Go Back

Grammy Pammy's Grilled Cheese

Grammy Pammy
With delicious, blended flavors of cheese, sweet puree, and sweet peppers, this recipe is the ultimate rainy-day lunch!
Servings 2 people

Ingredients
  

4 slices artisan or Farm bread (I used pumpernckel swirl) , Salt & Pepper

    3 or 4 oz. gruyere cheese sliced thinly or grated

      3 or 4 oz. smoked gouda cheese, sliced thinly or grated

        4 oz. sweet peppers, washed, seeds removed and thinly sliced into rounds

          Seedless Raspberry Jam and Prune or Plum Puree (I prefer Smuckers Raspberry Jam and Beech Nut prune puree babyfood.)

            Salt & Pepper

              Instructions
               

              Grate the cheeses, mix them up and set aside.

                In a small bowl, put 2 Tbls. of raspberry jam, and 2 Tbls. of prune or plum puree. Stir together and set aside.

                  Wash and dry sweet peppers; remove ends and scoop out seeds (I just scooped out with a paring knife). Slice thinly into rounds.

                    Heat a little olive oil in a small/medium pan over med/high heat. (I used non-stick, but I also really like my little cast iron skillet….just make sure yours is seasoned). Saute for 3-5 minutes or till soft. Remove from heat, add salt and pepper, and put in a small bowl.

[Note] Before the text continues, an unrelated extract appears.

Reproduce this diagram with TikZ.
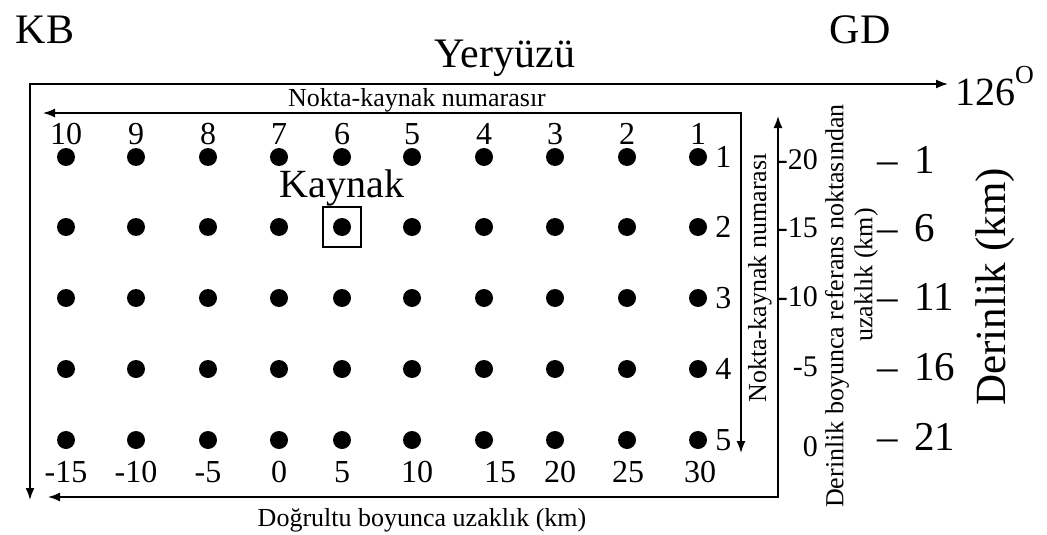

                      Put 2 slices of bread on a flat surface; divide puree between them and spread. Divide sauteed peppers and grated cheese between both slices, salt and pepper if desired. Top with remaining bread slices.

                        Reheat skilled on med/high heat with a little more olive oil. Add sandwiches and loosely cover pan with cover or tinfoil. Heat for 3-5 minutes each side until browned and cheese is nicely melted.